■ Brief:
Emit the data below verbatim, stripping out any pictures.

■ Supplied data:
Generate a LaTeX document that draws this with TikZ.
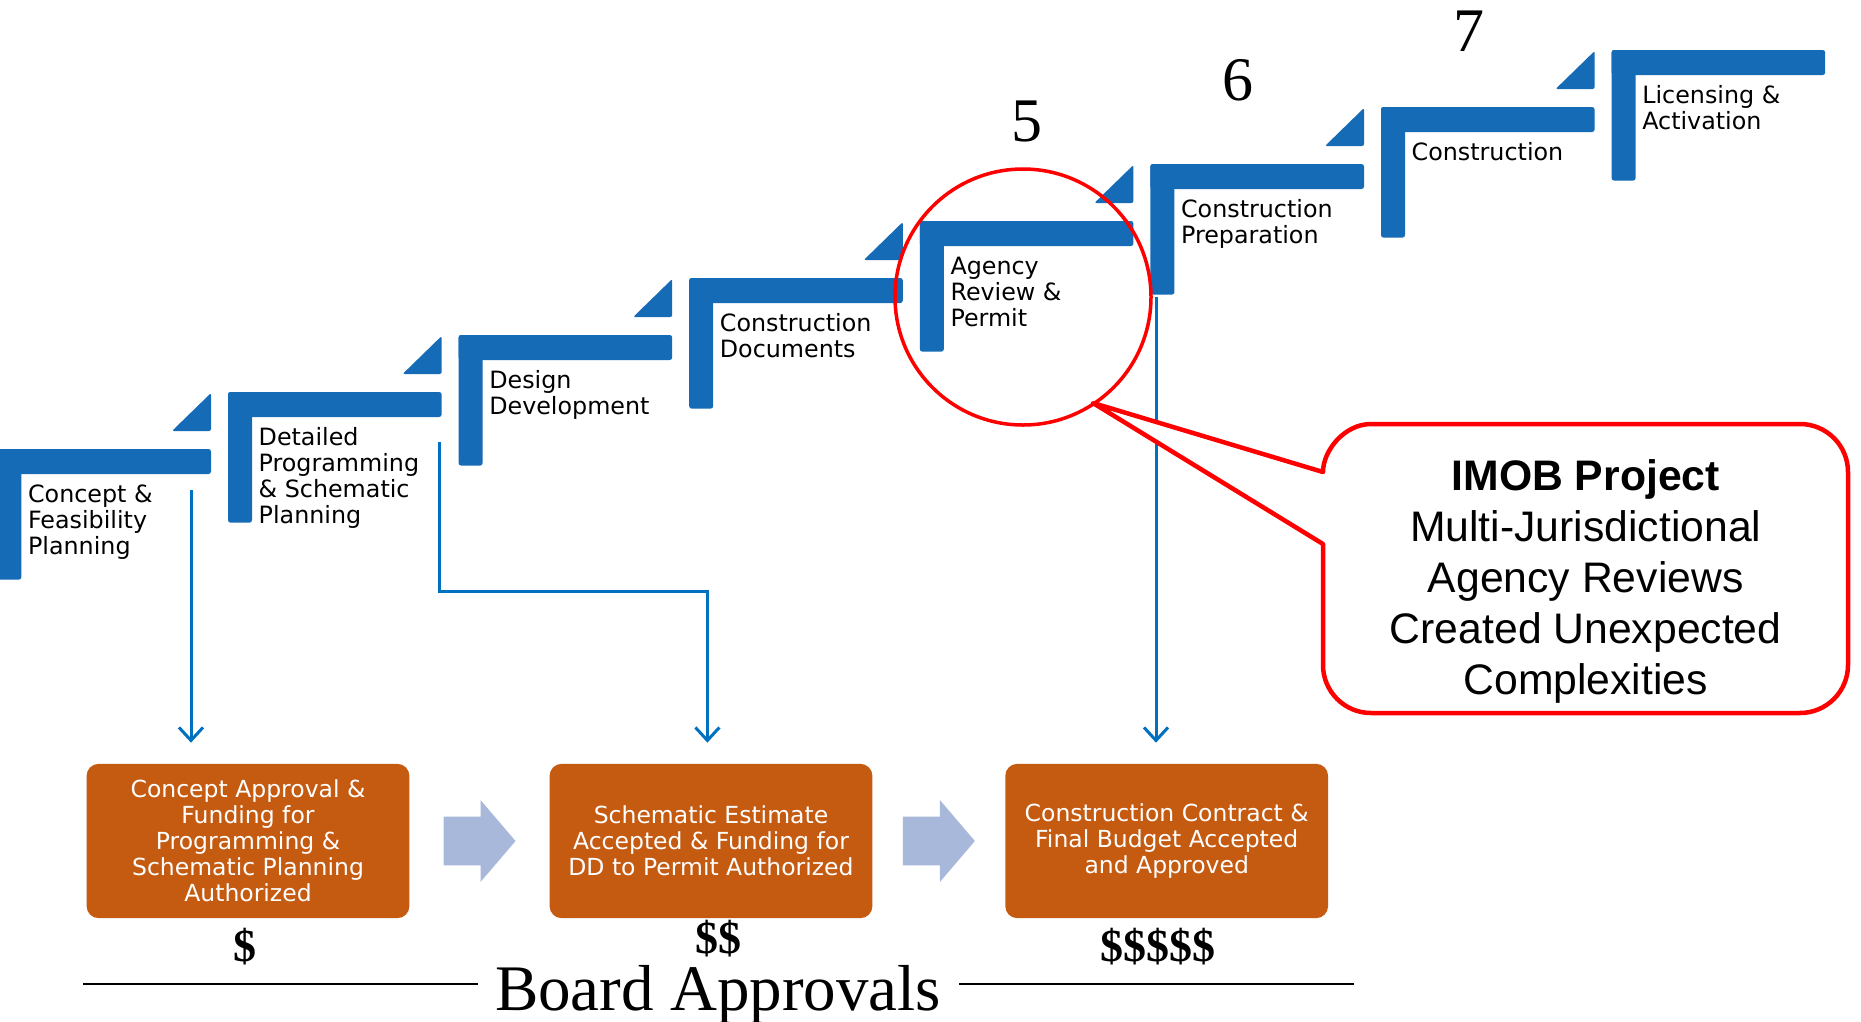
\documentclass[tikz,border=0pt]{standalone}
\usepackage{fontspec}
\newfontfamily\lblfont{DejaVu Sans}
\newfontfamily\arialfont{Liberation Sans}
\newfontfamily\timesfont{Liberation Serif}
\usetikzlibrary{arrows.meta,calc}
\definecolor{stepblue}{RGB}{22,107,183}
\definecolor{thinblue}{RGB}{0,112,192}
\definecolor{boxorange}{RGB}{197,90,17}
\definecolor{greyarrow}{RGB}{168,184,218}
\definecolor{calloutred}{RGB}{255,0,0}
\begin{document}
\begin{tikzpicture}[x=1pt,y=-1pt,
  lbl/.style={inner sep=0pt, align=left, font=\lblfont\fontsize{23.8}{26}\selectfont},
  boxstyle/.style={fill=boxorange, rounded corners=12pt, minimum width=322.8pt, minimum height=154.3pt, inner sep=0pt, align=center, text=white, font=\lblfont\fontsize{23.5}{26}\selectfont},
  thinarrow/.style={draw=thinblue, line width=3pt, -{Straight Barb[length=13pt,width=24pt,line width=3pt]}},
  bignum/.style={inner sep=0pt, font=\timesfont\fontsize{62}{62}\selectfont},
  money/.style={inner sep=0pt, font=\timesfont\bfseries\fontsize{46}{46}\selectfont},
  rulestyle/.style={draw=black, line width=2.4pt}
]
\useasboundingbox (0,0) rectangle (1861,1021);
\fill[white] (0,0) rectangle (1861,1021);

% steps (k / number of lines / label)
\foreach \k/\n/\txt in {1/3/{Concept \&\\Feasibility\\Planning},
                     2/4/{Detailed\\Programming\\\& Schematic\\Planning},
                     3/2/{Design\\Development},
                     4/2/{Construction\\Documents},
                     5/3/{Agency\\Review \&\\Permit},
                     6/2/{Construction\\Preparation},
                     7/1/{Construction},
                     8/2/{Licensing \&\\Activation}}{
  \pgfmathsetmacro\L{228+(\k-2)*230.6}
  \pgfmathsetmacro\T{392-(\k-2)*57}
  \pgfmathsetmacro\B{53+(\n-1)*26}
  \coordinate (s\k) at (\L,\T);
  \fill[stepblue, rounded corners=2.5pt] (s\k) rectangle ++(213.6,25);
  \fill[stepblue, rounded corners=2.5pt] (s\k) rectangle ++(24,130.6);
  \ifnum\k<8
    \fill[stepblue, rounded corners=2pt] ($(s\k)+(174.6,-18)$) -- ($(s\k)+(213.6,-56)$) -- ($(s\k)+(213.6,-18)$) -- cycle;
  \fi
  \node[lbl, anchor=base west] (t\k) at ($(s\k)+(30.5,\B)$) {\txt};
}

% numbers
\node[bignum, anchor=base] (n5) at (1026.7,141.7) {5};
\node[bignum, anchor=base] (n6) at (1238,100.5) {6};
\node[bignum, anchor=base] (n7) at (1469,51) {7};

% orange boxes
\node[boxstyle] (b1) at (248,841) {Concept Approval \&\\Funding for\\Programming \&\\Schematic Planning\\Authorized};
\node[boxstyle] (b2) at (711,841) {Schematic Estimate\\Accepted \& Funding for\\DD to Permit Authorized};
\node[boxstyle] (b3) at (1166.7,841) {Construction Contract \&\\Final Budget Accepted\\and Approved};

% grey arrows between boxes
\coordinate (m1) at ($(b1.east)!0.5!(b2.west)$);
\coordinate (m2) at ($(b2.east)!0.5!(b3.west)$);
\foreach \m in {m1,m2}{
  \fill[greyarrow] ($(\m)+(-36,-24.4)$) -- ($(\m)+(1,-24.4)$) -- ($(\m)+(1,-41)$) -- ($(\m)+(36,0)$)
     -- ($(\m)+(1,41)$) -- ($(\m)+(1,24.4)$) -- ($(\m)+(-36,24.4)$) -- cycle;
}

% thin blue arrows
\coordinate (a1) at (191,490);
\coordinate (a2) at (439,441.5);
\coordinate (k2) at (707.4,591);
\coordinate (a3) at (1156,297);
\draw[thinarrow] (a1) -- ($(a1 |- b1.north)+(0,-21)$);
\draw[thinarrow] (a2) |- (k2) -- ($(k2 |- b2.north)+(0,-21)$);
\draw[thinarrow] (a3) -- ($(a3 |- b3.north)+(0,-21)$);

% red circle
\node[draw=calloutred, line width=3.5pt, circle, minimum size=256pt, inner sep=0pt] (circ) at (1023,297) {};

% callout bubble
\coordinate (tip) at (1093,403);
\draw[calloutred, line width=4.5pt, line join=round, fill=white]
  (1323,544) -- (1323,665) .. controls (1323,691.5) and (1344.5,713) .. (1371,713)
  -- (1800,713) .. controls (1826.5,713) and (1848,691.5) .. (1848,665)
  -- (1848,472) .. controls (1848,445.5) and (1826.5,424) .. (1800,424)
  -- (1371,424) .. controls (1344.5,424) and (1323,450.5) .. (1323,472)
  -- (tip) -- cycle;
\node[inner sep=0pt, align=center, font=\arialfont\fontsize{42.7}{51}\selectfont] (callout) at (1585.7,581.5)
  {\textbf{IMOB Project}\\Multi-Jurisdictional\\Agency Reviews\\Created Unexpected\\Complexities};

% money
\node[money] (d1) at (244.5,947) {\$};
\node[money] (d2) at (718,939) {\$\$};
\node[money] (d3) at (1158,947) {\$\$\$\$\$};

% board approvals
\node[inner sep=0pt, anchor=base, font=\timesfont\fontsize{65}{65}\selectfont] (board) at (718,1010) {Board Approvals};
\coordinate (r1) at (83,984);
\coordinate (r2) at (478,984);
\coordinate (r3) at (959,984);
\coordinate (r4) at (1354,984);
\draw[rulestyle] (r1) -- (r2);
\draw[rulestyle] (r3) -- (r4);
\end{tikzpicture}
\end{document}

■ Solution:
Generate a LaTeX document that draws this with TikZ.
\documentclass[tikz,border=0pt]{standalone}
\usepackage{fontspec}
\newfontfamily\lblfont{DejaVu Sans}
\newfontfamily\arialfont{Liberation Sans}
\newfontfamily\timesfont{Liberation Serif}
\usetikzlibrary{arrows.meta,calc}
\definecolor{stepblue}{RGB}{22,107,183}
\definecolor{thinblue}{RGB}{0,112,192}
\definecolor{boxorange}{RGB}{197,90,17}
\definecolor{greyarrow}{RGB}{168,184,218}
\definecolor{calloutred}{RGB}{255,0,0}
\begin{document}
\begin{tikzpicture}[x=1pt,y=-1pt,
  lbl/.style={inner sep=0pt, align=left, font=\lblfont\fontsize{23.8}{26}\selectfont},
  boxstyle/.style={fill=boxorange, rounded corners=12pt, minimum width=322.8pt, minimum height=154.3pt, inner sep=0pt, align=center, text=white, font=\lblfont\fontsize{23.5}{26}\selectfont},
  thinarrow/.style={draw=thinblue, line width=3pt, -{Straight Barb[length=13pt,width=24pt,line width=3pt]}},
  bignum/.style={inner sep=0pt, font=\timesfont\fontsize{62}{62}\selectfont},
  money/.style={inner sep=0pt, font=\timesfont\bfseries\fontsize{46}{46}\selectfont},
  rulestyle/.style={draw=black, line width=2.4pt}
]
\useasboundingbox (0,0) rectangle (1861,1021);
\fill[white] (0,0) rectangle (1861,1021);

% steps (k / number of lines / label)
\foreach \k/\n/\txt in {1/3/{Concept \&\\Feasibility\\Planning},
                     2/4/{Detailed\\Programming\\\& Schematic\\Planning},
                     3/2/{Design\\Development},
                     4/2/{Construction\\Documents},
                     5/3/{Agency\\Review \&\\Permit},
                     6/2/{Construction\\Preparation},
                     7/1/{Construction},
                     8/2/{Licensing \&\\Activation}}{
  \pgfmathsetmacro\L{228+(\k-2)*230.6}
  \pgfmathsetmacro\T{392-(\k-2)*57}
  \pgfmathsetmacro\B{53+(\n-1)*26}
  \coordinate (s\k) at (\L,\T);
  \fill[stepblue, rounded corners=2.5pt] (s\k) rectangle ++(213.6,25);
  \fill[stepblue, rounded corners=2.5pt] (s\k) rectangle ++(24,130.6);
  \ifnum\k<8
    \fill[stepblue, rounded corners=2pt] ($(s\k)+(174.6,-18)$) -- ($(s\k)+(213.6,-56)$) -- ($(s\k)+(213.6,-18)$) -- cycle;
  \fi
  \node[lbl, anchor=base west] (t\k) at ($(s\k)+(30.5,\B)$) {\txt};
}

% numbers
\node[bignum, anchor=base] (n5) at (1026.7,141.7) {5};
\node[bignum, anchor=base] (n6) at (1238,100.5) {6};
\node[bignum, anchor=base] (n7) at (1469,51) {7};

% orange boxes
\node[boxstyle] (b1) at (248,841) {Concept Approval \&\\Funding for\\Programming \&\\Schematic Planning\\Authorized};
\node[boxstyle] (b2) at (711,841) {Schematic Estimate\\Accepted \& Funding for\\DD to Permit Authorized};
\node[boxstyle] (b3) at (1166.7,841) {Construction Contract \&\\Final Budget Accepted\\and Approved};

% grey arrows between boxes
\coordinate (m1) at ($(b1.east)!0.5!(b2.west)$);
\coordinate (m2) at ($(b2.east)!0.5!(b3.west)$);
\foreach \m in {m1,m2}{
  \fill[greyarrow] ($(\m)+(-36,-24.4)$) -- ($(\m)+(1,-24.4)$) -- ($(\m)+(1,-41)$) -- ($(\m)+(36,0)$)
     -- ($(\m)+(1,41)$) -- ($(\m)+(1,24.4)$) -- ($(\m)+(-36,24.4)$) -- cycle;
}

% thin blue arrows
\coordinate (a1) at (191,490);
\coordinate (a2) at (439,441.5);
\coordinate (k2) at (707.4,591);
\coordinate (a3) at (1156,297);
\draw[thinarrow] (a1) -- ($(a1 |- b1.north)+(0,-21)$);
\draw[thinarrow] (a2) |- (k2) -- ($(k2 |- b2.north)+(0,-21)$);
\draw[thinarrow] (a3) -- ($(a3 |- b3.north)+(0,-21)$);

% red circle
\node[draw=calloutred, line width=3.5pt, circle, minimum size=256pt, inner sep=0pt] (circ) at (1023,297) {};

% callout bubble
\coordinate (tip) at (1093,403);
\draw[calloutred, line width=4.5pt, line join=round, fill=white]
  (1323,544) -- (1323,665) .. controls (1323,691.5) and (1344.5,713) .. (1371,713)
  -- (1800,713) .. controls (1826.5,713) and (1848,691.5) .. (1848,665)
  -- (1848,472) .. controls (1848,445.5) and (1826.5,424) .. (1800,424)
  -- (1371,424) .. controls (1344.5,424) and (1323,450.5) .. (1323,472)
  -- (tip) -- cycle;
\node[inner sep=0pt, align=center, font=\arialfont\fontsize{42.7}{51}\selectfont] (callout) at (1585.7,581.5)
  {\textbf{IMOB Project}\\Multi-Jurisdictional\\Agency Reviews\\Created Unexpected\\Complexities};

% money
\node[money] (d1) at (244.5,947) {\$};
\node[money] (d2) at (718,939) {\$\$};
\node[money] (d3) at (1158,947) {\$\$\$\$\$};

% board approvals
\node[inner sep=0pt, anchor=base, font=\timesfont\fontsize{65}{65}\selectfont] (board) at (718,1010) {Board Approvals};
\coordinate (r1) at (83,984);
\coordinate (r2) at (478,984);
\coordinate (r3) at (959,984);
\coordinate (r4) at (1354,984);
\draw[rulestyle] (r1) -- (r2);
\draw[rulestyle] (r3) -- (r4);
\end{tikzpicture}
\end{document}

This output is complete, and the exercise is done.